A.D. 1195. After an absence of more than four years, Richard arrived in England in company with Queen Eleanora.

During his imprisonment, John, his younger brother, had tried to possess himself of the crown of England. It was the mother who prevented anything so disgraceful, and who kept all Richard's dominions intact, and it was she who proudly sat beside her brave son at his second coronation, which took place in his own country.

Berengaria remained in France, and Richard was not at all anxious to join her there, or to have her with him. The reason for this remarkable conduct on the part of a husband is that on his return to England Richard had been met by his former bachelor friends, into whose way of living he fell, much to the disgust of the more sober of his subjects. He drank with them to excess, and led such a gay, bad life, that Berengaria could not join him.

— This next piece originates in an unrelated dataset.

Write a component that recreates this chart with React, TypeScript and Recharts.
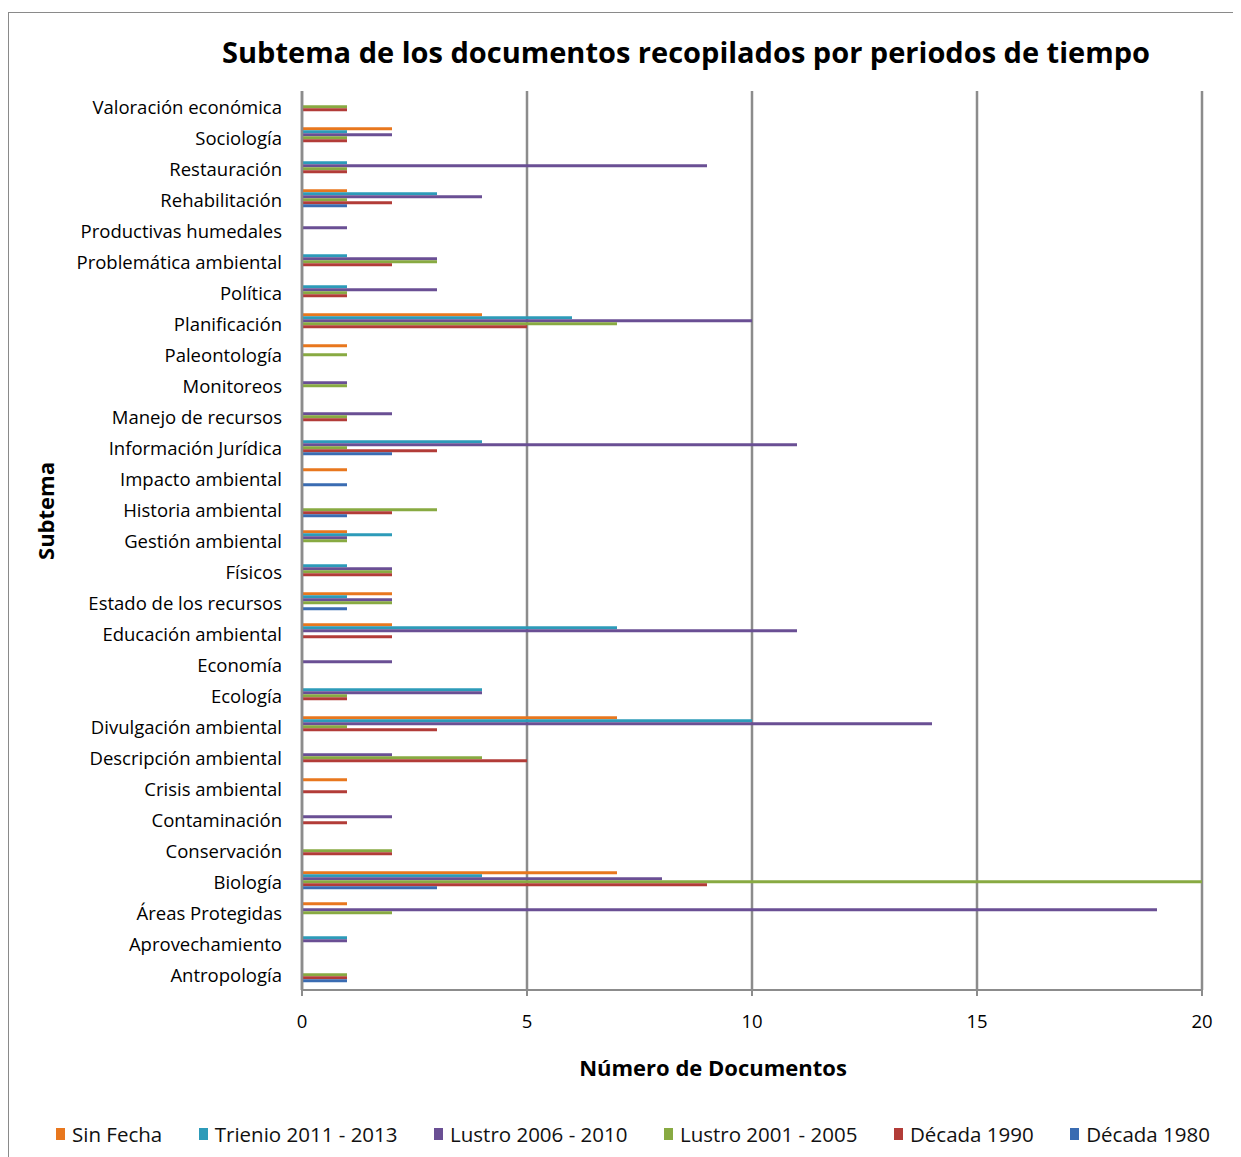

At last he became alarmingly ill, and began to repent of his neglect of his wife; but he knew that she was justly displeased with him, and did not dare to approach her. So he assembled at his bedside all the monks within ten miles and publicly confessed his sins, vowing that if Queen Berengaria would forgive him he would never forsake her again.

A few months later he went to France and became reconciled to his wife. It was a year of famine and of suffering among the poor, and the queen used her newly-restored influence over the heart of Richard to persuade him to many acts of charity that preserved the lives of a number of families. The Christmas of the year 1196, which occurred shortly after the king's arrival in France, was celebrated in grand style.

Berengaria accompanied her husband in all his campaigns after that, and never left him during the remaining three years of his life.

It was when Richard was storming the Castle of Chaluz, in April, 1199, that an arrow pierced his breast and caused his death. He was buried at the Abbey of Fontevraud.

Queen Berengaria went to live at Mans, where she founded the Abbey of L'Espan, and devoted her life to deeds of charity.

She lived to an advanced age, and was buried at the abbey she had founded.

She deserves to be remembered as a Queen of England who was never in that country, and as a woman possessed of many noble virtues.